What is asked
Write out the material exactly. Do not include the pictures.

Dataset content

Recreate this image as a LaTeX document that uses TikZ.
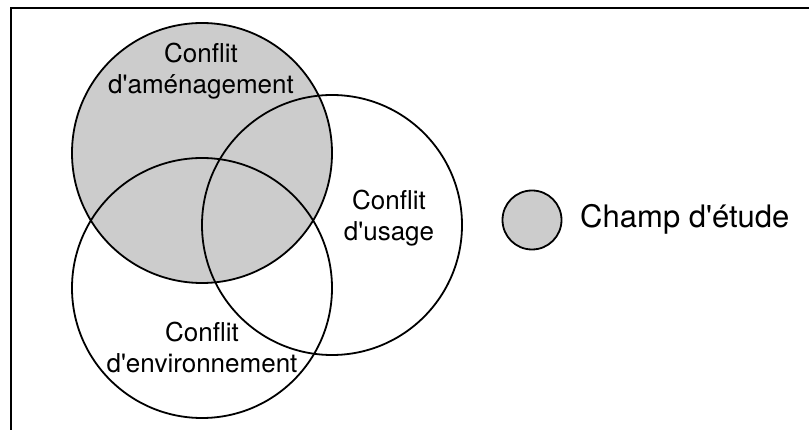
\documentclass[tikz,border=0pt]{standalone}
\usepackage{fontspec}
\setmainfont{TeX Gyre Heros}
\usetikzlibrary{positioning}
\definecolor{champ}{gray}{0.8}

\begin{document}
\begin{tikzpicture}
  [x=1pt,y=-1pt,line width=1.8pt,
  conflit/.style={circle,draw,minimum size=260pt,inner sep=0pt},
  etiquette/.style={align=center,font=\fontsize{26}{31}\selectfont}]
  \useasboundingbox (0,0) rectangle (809,430);

  % cadre
  \coordinate (bas) at (11,430);
  \coordinate (coin) at (11,8.5);
  \coordinate (droite) at (809,8.5);
  \draw[line width=2pt] (bas) -- (coin) -- (droite);

  % les trois conflits
  \node[conflit,fill=champ] (amenagement) at (202,153) {};
  \node[conflit] (usage) at (332,225) {};
  \node[conflit] (environnement) at (202,288) {};

  \node[etiquette] (t1) at (201,71) {Conflit\\d\textquotesingle aménagement};
  \node[etiquette] (t2) at (389,218) {Conflit\\d\textquotesingle usage};
  \node[etiquette] (t3) at (202,347) {Conflit\\d\textquotesingle environnement};

  % legende
  \node[circle,draw,fill=champ,minimum size=59pt,inner sep=0pt] (legende) at (532,220) {};
  \node[anchor=base west,font=\fontsize{31}{36}\selectfont] (champ) at (576,228) {Champ d\textquotesingle étude};
\end{tikzpicture}
\end{document}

Answer to the exercise
Recreate this image as a LaTeX document that uses TikZ.
\documentclass[tikz,border=0pt]{standalone}
\usepackage{fontspec}
\setmainfont{TeX Gyre Heros}
\usetikzlibrary{positioning}
\definecolor{champ}{gray}{0.8}

\begin{document}
\begin{tikzpicture}
  [x=1pt,y=-1pt,line width=1.8pt,
  conflit/.style={circle,draw,minimum size=260pt,inner sep=0pt},
  etiquette/.style={align=center,font=\fontsize{26}{31}\selectfont}]
  \useasboundingbox (0,0) rectangle (809,430);

  % cadre
  \coordinate (bas) at (11,430);
  \coordinate (coin) at (11,8.5);
  \coordinate (droite) at (809,8.5);
  \draw[line width=2pt] (bas) -- (coin) -- (droite);

  % les trois conflits
  \node[conflit,fill=champ] (amenagement) at (202,153) {};
  \node[conflit] (usage) at (332,225) {};
  \node[conflit] (environnement) at (202,288) {};

  \node[etiquette] (t1) at (201,71) {Conflit\\d\textquotesingle aménagement};
  \node[etiquette] (t2) at (389,218) {Conflit\\d\textquotesingle usage};
  \node[etiquette] (t3) at (202,347) {Conflit\\d\textquotesingle environnement};

  % legende
  \node[circle,draw,fill=champ,minimum size=59pt,inner sep=0pt] (legende) at (532,220) {};
  \node[anchor=base west,font=\fontsize{31}{36}\selectfont] (champ) at (576,228) {Champ d\textquotesingle étude};
\end{tikzpicture}
\end{document}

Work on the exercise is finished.